Objective – In the following material, identify every line holding the string "this" and return it.
::::
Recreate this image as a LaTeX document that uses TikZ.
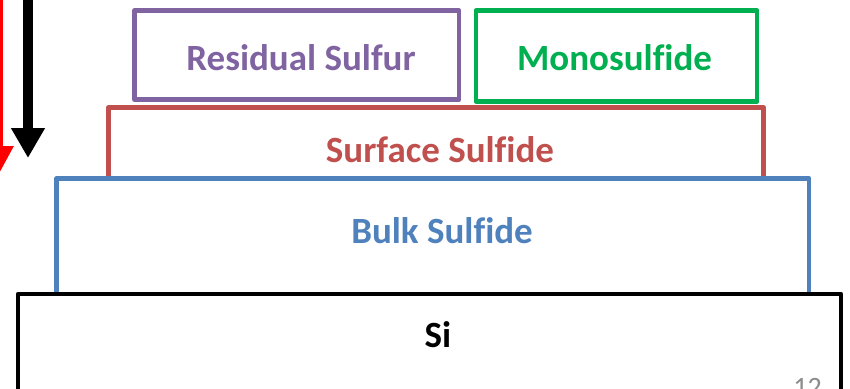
\documentclass[tikz,border=0pt]{standalone}
\usepackage{fontspec}
\setmainfont{Carlito}[Ligatures=NoCommon]
\usetikzlibrary{arrows.meta}
\definecolor{cpurple}{HTML}{8064A2}
\definecolor{cgreen}{HTML}{00B050}
\definecolor{cred}{HTML}{C0504D}
\definecolor{cblue}{HTML}{4F81BD}
\definecolor{cgray}{HTML}{8C8C8C}
\tikzset{
  layer/.style={draw=#1, fill=white, line width=4.6pt, rectangle, inner sep=0pt, outer sep=0pt, line join=round},
  lbl/.style={text=#1, font=\fontsize{37}{40}\selectfont\bfseries, anchor=base, inner sep=0pt},
}
\begin{document}
\begin{tikzpicture}[x=1pt,y=-1pt]
\useasboundingbox (0,0) rectangle (850,388);
% layers back to front
\node[layer=cred, minimum width=655pt, minimum height=92.5pt] (surf) at (436,153.75) {};
\node[layer=cblue, minimum width=752.5pt, minimum height=141.7pt] (bulk) at (432.75,249.15) {};
\node[layer=black, minimum width=823pt, minimum height=126pt] (si) at (429.5,357) {};
\node[layer=cpurple, minimum width=324.5pt, minimum height=89.2pt] (res) at (296.75,55.1) {};
\node[layer=cgreen, minimum width=281pt, minimum height=91pt] (mono) at (616.5,56) {};
% labels
\node[lbl=cpurple] (tres) at (301,70.5) {Residual Sulfur};
\node[lbl=cgreen] (tmono) at (614.5,70.5) {Monosulfide};
\node[lbl=cred] (tsurf) at (440,162) {Surface Sulfide};
\node[lbl=cblue] (tbulk) at (442,243) {Bulk Sulfide};
\node[lbl=black] (tsi) at (438,347) {Si};
% page number (cut off at the bottom edge, as in the reference)
\node[text=cgray, font=\fontsize{28}{30}\selectfont, anchor=base, inner sep=0pt] (pnum) at (807.5,396) {12};
% arrows
\coordinate (rtop) at (0,-5);
\coordinate (rtip) at (0,172);
\coordinate (btop) at (28,-5);
\coordinate (btip) at (28,158);
\draw[red, line width=6pt, -{Triangle[width=26pt,length=26pt]}] (rtop) -- (rtip);
\draw[black, line width=10pt, -{Triangle[width=32pt,length=30pt]}] (btop) -- (btip);
\end{tikzpicture}
\end{document}
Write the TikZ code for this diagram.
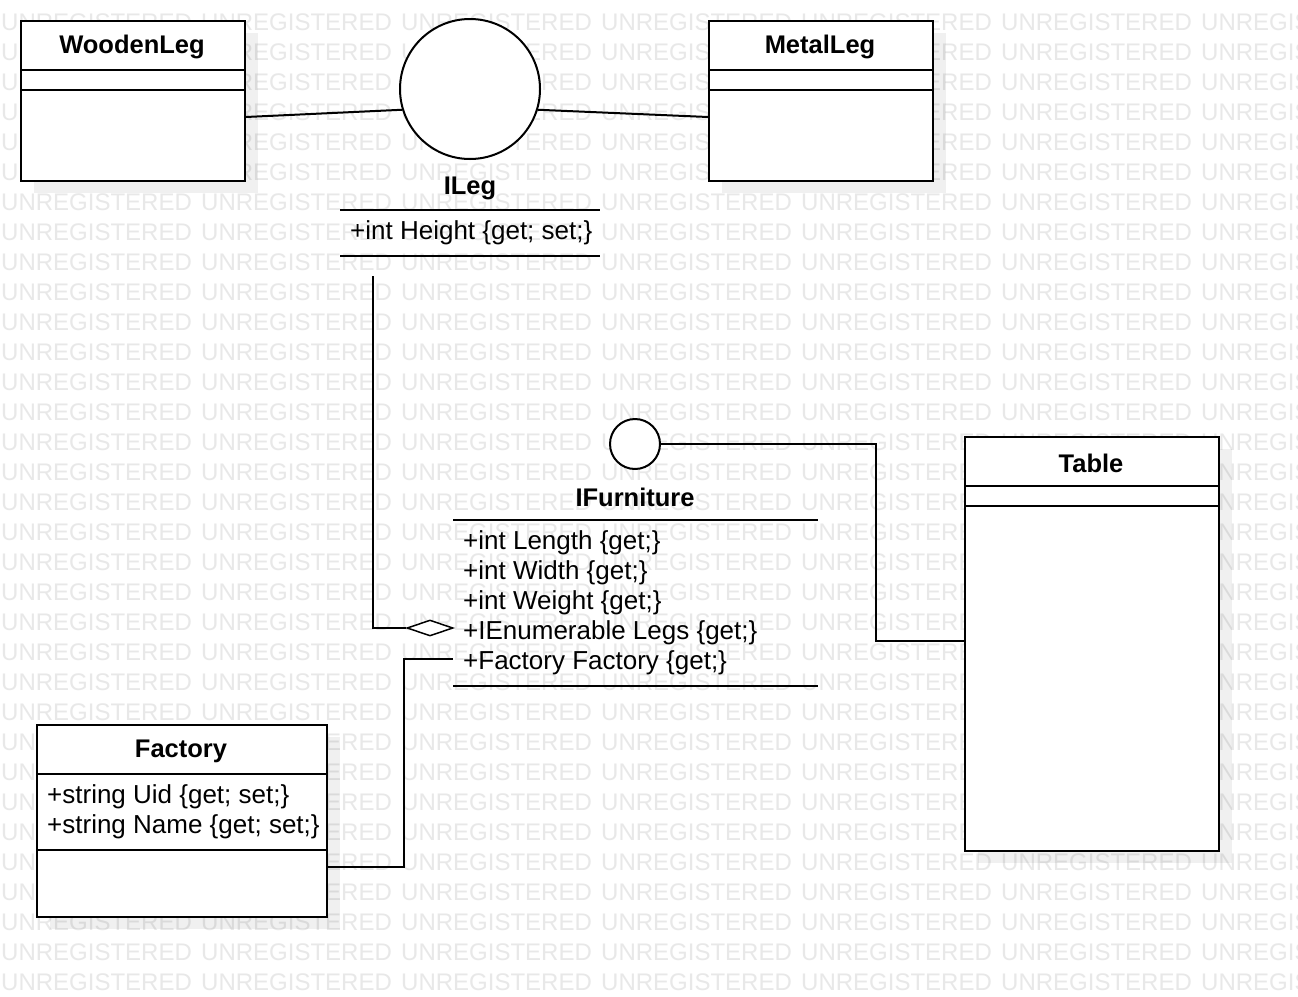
\documentclass[tikz,border=0pt]{standalone}
\usepackage{fontspec}
\setmainfont{Liberation Sans}
\usetikzlibrary{shapes.geometric}
\begin{document}
\begin{tikzpicture}[x=1pt,y=-1pt,
 box/.style={draw=black, line width=2pt, fill=white, inner sep=0, anchor=north west},
 shadowbox/.style={fill=black, fill opacity=0.06, draw=none},
 ttl/.style={font=\fontsize{25.5}{30}\selectfont\bfseries, inner sep=0},
 attr/.style={font=\fontsize{26}{30}\selectfont, inner sep=0, anchor=west},
 wm/.style={font=\fontsize{24}{24}\selectfont, text=black!9, inner sep=0, anchor=west},
 sep/.style={draw=black, line width=2pt},
 conn/.style={draw=black, line width=2pt},
 iface/.style={circle, draw=black, line width=2pt, fill=white, inner sep=0}]
\useasboundingbox (0,0) rectangle (1298,996);
\fill[white] (0,0) rectangle (1298,996);
% watermark
\foreach \r in {0,...,32} {
  \foreach \c in {0,...,6} {
    \node[wm] (wm-\r-\c) at (\c*200+1, 22+\r*30) {UNREGISTERED};
  }
}
% shadows
\fill[shadowbox] (34,33) rectangle (258,193);
\fill[shadowbox] (722,33) rectangle (946,193);
\fill[shadowbox] (978,449) rectangle (1232,863);
\fill[shadowbox] (50,737) rectangle (340,929);
% WoodenLeg
\node[box, minimum width=224, minimum height=160] (wood) at (20,20) {};
\draw[sep] (20,70) -- (244,70);
\draw[sep] (20,90) -- (244,90);
\node[ttl] (woodt) at (132,47) {WoodenLeg};
% MetalLeg
\node[box, minimum width=224, minimum height=160] (metal) at (708,20) {};
\draw[sep] (708,70) -- (932,70);
\draw[sep] (708,90) -- (932,90);
\node[ttl] (metalt) at (820,47) {MetalLeg};
% ILeg
\node[iface, minimum size=140] (ileg) at (470,89) {};
\node[ttl] (ilegt) at (470,188) {ILeg};
\draw[sep] (340,210) -- (600,210);
\node[attr] (ilega) at (350,233) {+int Height \{get; set;\}};
\draw[sep] (340,256) -- (600,256);
\draw[conn] ([yshift=-16pt]wood.east) -- (ileg.197);
\draw[conn] (ileg.-17) -- ([yshift=-16pt]metal.west);
% IFurniture
\node[iface, minimum size=50] (ifc) at (635,444) {};
\node[ttl] (ifct) at (635,497) {IFurniture};
\draw[sep] (453,520) -- (818,520);
\node[attr] (ifa1) at (463,543) {+int Length \{get;\}};
\node[attr] (ifa2) at (463,573) {+int Width \{get;\}};
\node[attr] (ifa3) at (463,603) {+int Weight \{get;\}};
\node[attr] (ifa4) at (463,633) {+IEnumerable Legs \{get;\}};
\node[attr] (ifa5) at (463,663) {+Factory Factory \{get;\}};
\draw[sep] (453,686) -- (818,686);
% Table
\node[box, minimum width=254, minimum height=414] (table) at (964,436) {};
\draw[sep] (964,486) -- (1218,486);
\draw[sep] (964,506) -- (1218,506);
\node[ttl] (tablet) at (1091,463) {Table};
% Factory
\node[box, minimum width=290, minimum height=192] (factory) at (36,724) {};
\draw[sep] (36,774) -- (326,774);
\draw[sep] (36,850) -- (326,850);
\node[ttl] (factoryt) at (181,751) {Factory};
\node[attr] (fa1) at (47,797) {+string Uid \{get; set;\}};
\node[attr] (fa2) at (47,827) {+string Name \{get; set;\}};
% aggregation ILeg -> IFurniture.Legs
\coordinate (ag0) at (373,276);
\node[diamond, draw=black, line width=1.5pt, fill=white, inner sep=0, minimum width=46, minimum height=16] (dia) at (430,628) {};
\draw[conn] (ag0) |- (dia.west);
% IFurniture -> Table
\coordinate (tb0) at (876,641);
\draw[conn] (ifc.east) -| (tb0) -- (table.west |- tb0);
% IFurniture.Factory -> Factory
\coordinate (fc0) at (453,659);
\coordinate (fc1) at (404,867);
\draw[conn] (fc0) -| (fc1) -- (factory.east |- fc1);
\end{tikzpicture}
\end{document}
::::
Complete answer –
Recreate this image as a LaTeX document that uses TikZ.
Write the TikZ code for this diagram.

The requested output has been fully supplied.